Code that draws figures
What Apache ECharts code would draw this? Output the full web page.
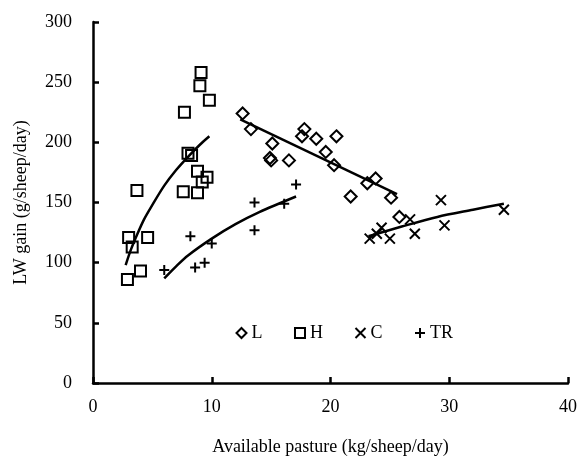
<!DOCTYPE html>
<html>
<head>
<meta charset="utf-8">
<script src="https://cdn.jsdelivr.net/npm/echarts@6/dist/echarts.min.js"></script>
<style>
  html, body { margin: 0; padding: 0; background: #fff; }
  #chart { width: 577px; height: 458px; }
</style>
</head>
<body>
<div id="chart"></div>
<script>
// data: [available pasture, LW gain]
var seriesNames = ['L', 'H', 'C', 'TR'];

var pointsL = [
    [12.6, 224], [13.3, 211], [15.1, 199], [14.9, 187], [15.0, 185],
    [16.5, 185], [17.8, 211], [17.6, 205], [18.8, 203], [20.5, 205],
    [19.6, 192], [20.3, 181], [21.7, 155], [23.1, 166], [23.8, 170],
    [25.1, 154], [25.8, 138]
];
var pointsH = [
    [9.1, 258], [9.0, 247], [9.8, 235], [7.7, 225], [8.0, 191],
    [8.3, 189], [8.8, 176], [9.6, 171], [9.2, 167], [7.6, 159],
    [8.8, 158], [3.7, 160], [3.0, 121], [4.6, 121], [3.3, 113],
    [4.0, 93], [2.9, 86]
];
var pointsC = [
    [23.3, 120], [23.9, 124], [24.3, 129], [25.0, 120], [26.7, 136],
    [27.1, 124], [29.3, 152], [29.6, 131], [34.6, 144]
];
var pointsTR = [
    [17.1, 165], [13.6, 150], [16.1, 149], [13.6, 127], [8.2, 122],
    [10.0, 116], [9.4, 100], [8.6, 96], [6.0, 94]
];

// fitted trend lines as they appear in the figure
var trendL = [[12.4, 219], [25.6, 157]];
var trendH = [[2.75, 98], [3.2, 111], [3.7, 123], [4.3, 136], [5, 148], [6, 164], [7, 177], [8, 188], [9, 198], [9.8, 205]];
var trendC = [[23.2, 122], [26, 130], [29, 138], [32, 144], [34.6, 149]];
var trendTR = [[6, 87], [7, 97], [8, 106], [10, 120], [12, 132], [14, 142], [17.1, 155]];

var font = '"Liberation Serif", "Times New Roman", serif';

function scatter(name, data, symbol, size) {
    return {
        name: name,
        type: 'scatter',
        data: data,
        symbol: symbol,
        symbolSize: size,
        itemStyle: {
            color: 'none',
            borderColor: '#000',
            borderWidth: 2,
            opacity: 1
        },
        z: 3
    };
}

function trend(data) {
    return {
        type: 'line',
        data: data,
        smooth: 0.3,
        symbol: 'none',
        silent: true,
        lineStyle: { color: '#000', width: 2.5 },
        z: 4
    };
}

echarts.init(document.getElementById('chart')).setOption({
    animation: false,
    backgroundColor: '#fff',
    textStyle: { fontFamily: font },
    grid: { left: 93, right: 9, top: 22, bottom: 75, outerBoundsMode: 'none', containLabel: false },
    legend: {
        data: seriesNames,
        left: 229,
        top: 319,
        itemWidth: 10,
        itemHeight: 10,
        itemGap: 30,
        textStyle: { fontFamily: font, fontSize: 18, color: '#000' }
    },
    xAxis: {
        type: 'value',
        min: 0,
        max: 40,
        interval: 10,
        name: 'Available pasture (kg/sheep/day)',
        nameLocation: 'middle',
        nameGap: 55,
        nameTextStyle: { fontFamily: font, fontSize: 18, color: '#000' },
        axisLine: { lineStyle: { color: '#000', width: 2.5 } },
        axisTick: { inside: true, length: 6, lineStyle: { color: '#000', width: 2.5 } },
        axisLabel: { fontFamily: font, fontSize: 18, color: '#000', margin: 15 },
        splitLine: { show: false }
    },
    yAxis: {
        type: 'value',
        min: 0,
        max: 300,
        interval: 50,
        name: 'LW gain (g/sheep/day)',
        nameLocation: 'middle',
        nameGap: 63,
        nameTextStyle: { fontFamily: font, fontSize: 18, color: '#000' },
        axisLine: { show: true, lineStyle: { color: '#000', width: 2.5 } },
        axisTick: { show: true, inside: true, length: 6, lineStyle: { color: '#000', width: 2.5 } },
        axisLabel: { fontFamily: font, fontSize: 18, color: '#000', margin: 21 },
        splitLine: { show: false }
    },
    series: [
        scatter('L', pointsL, 'diamond', 12),
        scatter('H', pointsH, 'rect', 11),
        scatter('C', pointsC, 'path://M0,0L10,10M10,0L0,10', 10),
        scatter('TR', pointsTR, 'path://M5,0L5,10M0,5L10,5', 10),
        trend(trendL),
        trend(trendH),
        trend(trendC),
        trend(trendTR)
    ]
});
</script>
</body>
</html>
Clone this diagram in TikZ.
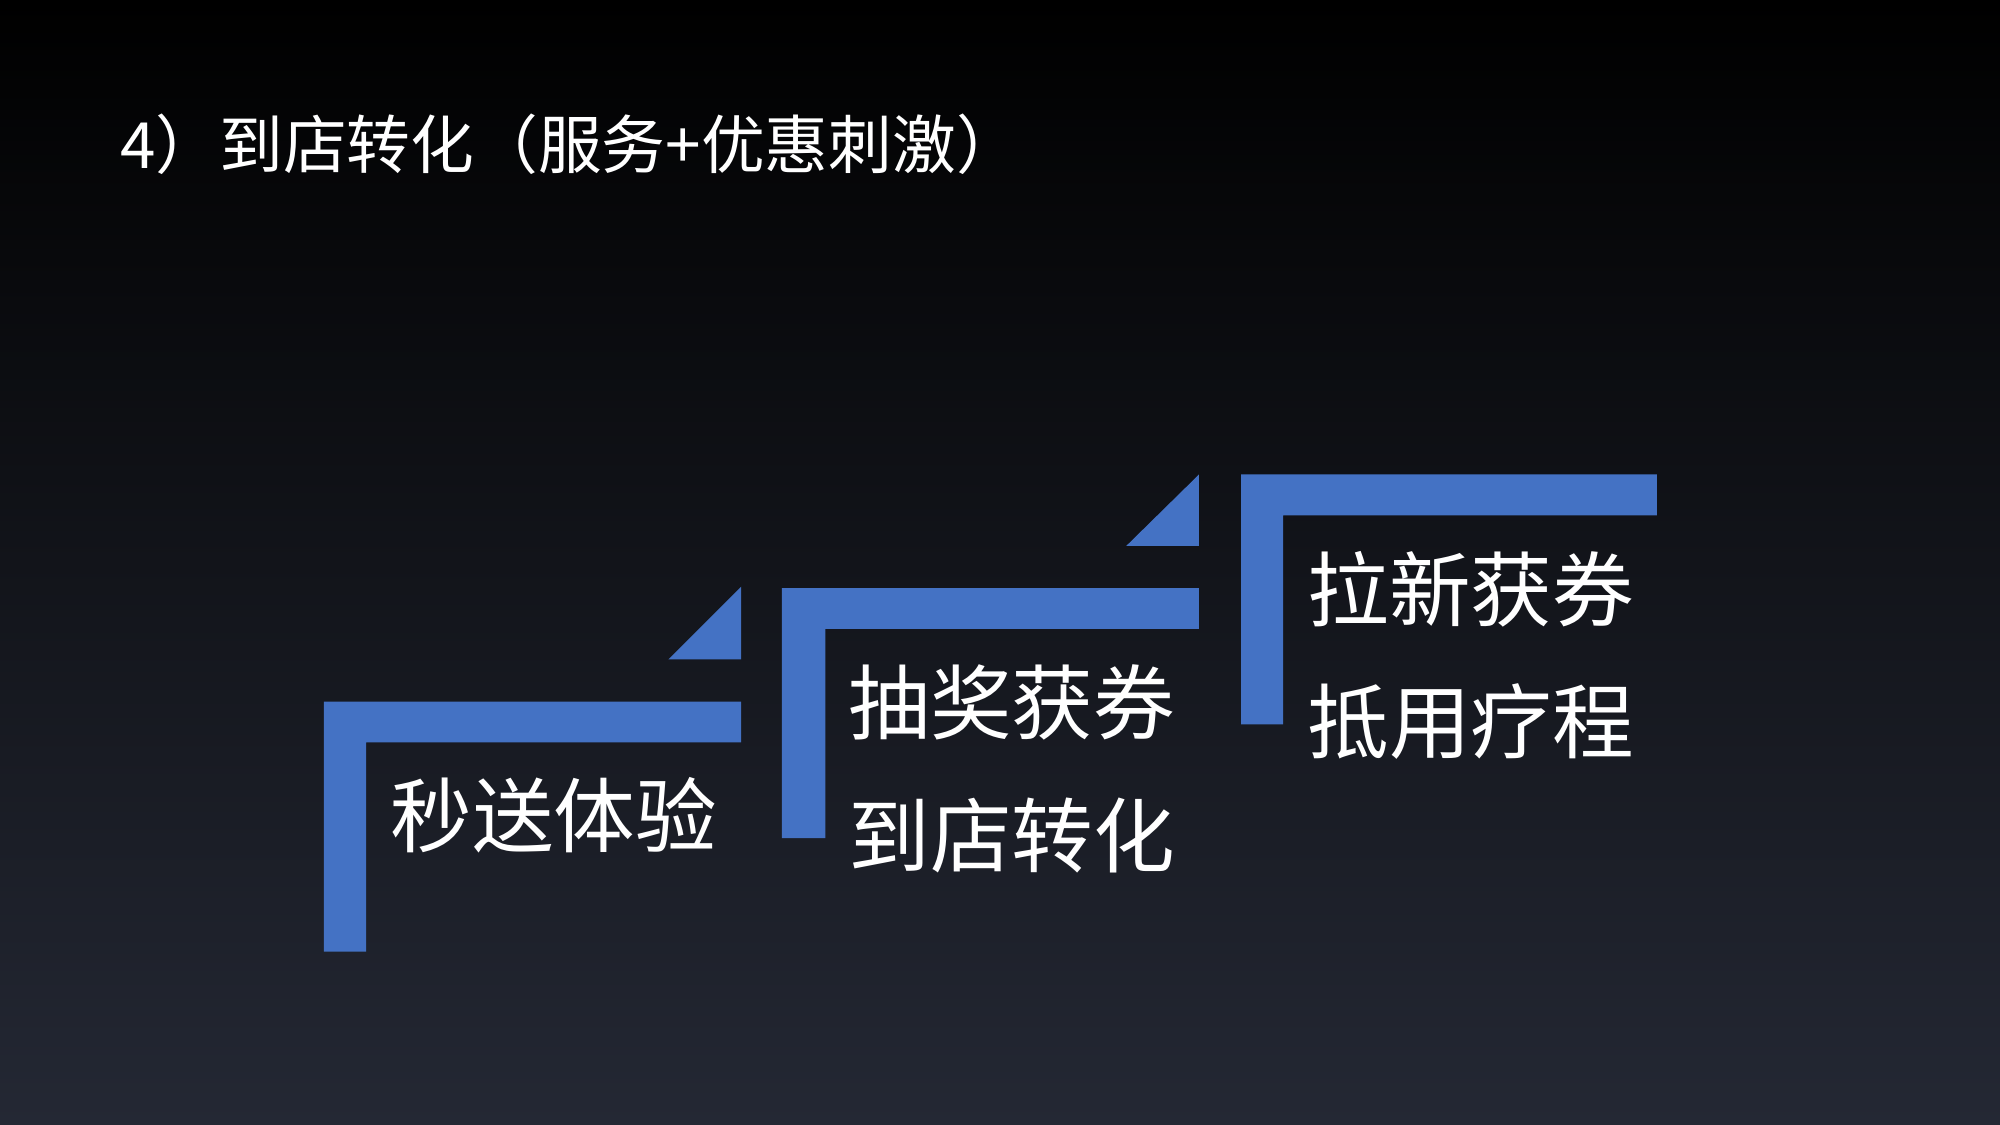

Given problem: Write out every line above exactly as it is, leaving out the pictures.

Exercise response:
What Apache ECharts code would draw this? Output the full web page.
<!DOCTYPE html>
<html>
<head>
<meta charset="utf-8">
<script src="https://cdn.jsdelivr.net/npm/echarts@6/dist/echarts.min.js"></script>
<style>
  html, body { margin: 0; padding: 0; background: #fff; }
  #chart { width: 577px; height: 458px; }
</style>
</head>
<body>
<div id="chart"></div>
<script>
// data: [available pasture, LW gain]
var seriesNames = ['L', 'H', 'C', 'TR'];

var pointsL = [
    [12.6, 224], [13.3, 211], [15.1, 199], [14.9, 187], [15.0, 185],
    [16.5, 185], [17.8, 211], [17.6, 205], [18.8, 203], [20.5, 205],
    [19.6, 192], [20.3, 181], [21.7, 155], [23.1, 166], [23.8, 170],
    [25.1, 154], [25.8, 138]
];
var pointsH = [
    [9.1, 258], [9.0, 247], [9.8, 235], [7.7, 225], [8.0, 191],
    [8.3, 189], [8.8, 176], [9.6, 171], [9.2, 167], [7.6, 159],
    [8.8, 158], [3.7, 160], [3.0, 121], [4.6, 121], [3.3, 113],
    [4.0, 93], [2.9, 86]
];
var pointsC = [
    [23.3, 120], [23.9, 124], [24.3, 129], [25.0, 120], [26.7, 136],
    [27.1, 124], [29.3, 152], [29.6, 131], [34.6, 144]
];
var pointsTR = [
    [17.1, 165], [13.6, 150], [16.1, 149], [13.6, 127], [8.2, 122],
    [10.0, 116], [9.4, 100], [8.6, 96], [6.0, 94]
];

// fitted trend lines as they appear in the figure
var trendL = [[12.4, 219], [25.6, 157]];
var trendH = [[2.75, 98], [3.2, 111], [3.7, 123], [4.3, 136], [5, 148], [6, 164], [7, 177], [8, 188], [9, 198], [9.8, 205]];
var trendC = [[23.2, 122], [26, 130], [29, 138], [32, 144], [34.6, 149]];
var trendTR = [[6, 87], [7, 97], [8, 106], [10, 120], [12, 132], [14, 142], [17.1, 155]];

var font = '"Liberation Serif", "Times New Roman", serif';

function scatter(name, data, symbol, size) {
    return {
        name: name,
        type: 'scatter',
        data: data,
        symbol: symbol,
        symbolSize: size,
        itemStyle: {
            color: 'none',
            borderColor: '#000',
            borderWidth: 2,
            opacity: 1
        },
        z: 3
    };
}

function trend(data) {
    return {
        type: 'line',
        data: data,
        smooth: 0.3,
        symbol: 'none',
        silent: true,
        lineStyle: { color: '#000', width: 2.5 },
        z: 4
    };
}

echarts.init(document.getElementById('chart')).setOption({
    animation: false,
    backgroundColor: '#fff',
    textStyle: { fontFamily: font },
    grid: { left: 93, right: 9, top: 22, bottom: 75, outerBoundsMode: 'none', containLabel: false },
    legend: {
        data: seriesNames,
        left: 229,
        top: 319,
        itemWidth: 10,
        itemHeight: 10,
        itemGap: 30,
        textStyle: { fontFamily: font, fontSize: 18, color: '#000' }
    },
    xAxis: {
        type: 'value',
        min: 0,
        max: 40,
        interval: 10,
        name: 'Available pasture (kg/sheep/day)',
        nameLocation: 'middle',
        nameGap: 55,
        nameTextStyle: { fontFamily: font, fontSize: 18, color: '#000' },
        axisLine: { lineStyle: { color: '#000', width: 2.5 } },
        axisTick: { inside: true, length: 6, lineStyle: { color: '#000', width: 2.5 } },
        axisLabel: { fontFamily: font, fontSize: 18, color: '#000', margin: 15 },
        splitLine: { show: false }
    },
    yAxis: {
        type: 'value',
        min: 0,
        max: 300,
        interval: 50,
        name: 'LW gain (g/sheep/day)',
        nameLocation: 'middle',
        nameGap: 63,
        nameTextStyle: { fontFamily: font, fontSize: 18, color: '#000' },
        axisLine: { show: true, lineStyle: { color: '#000', width: 2.5 } },
        axisTick: { show: true, inside: true, length: 6, lineStyle: { color: '#000', width: 2.5 } },
        axisLabel: { fontFamily: font, fontSize: 18, color: '#000', margin: 21 },
        splitLine: { show: false }
    },
    series: [
        scatter('L', pointsL, 'diamond', 12),
        scatter('H', pointsH, 'rect', 11),
        scatter('C', pointsC, 'path://M0,0L10,10M10,0L0,10', 10),
        scatter('TR', pointsTR, 'path://M5,0L5,10M0,5L10,5', 10),
        trend(trendL),
        trend(trendH),
        trend(trendC),
        trend(trendTR)
    ]
});
</script>
</body>
</html>
Clone this diagram in TikZ.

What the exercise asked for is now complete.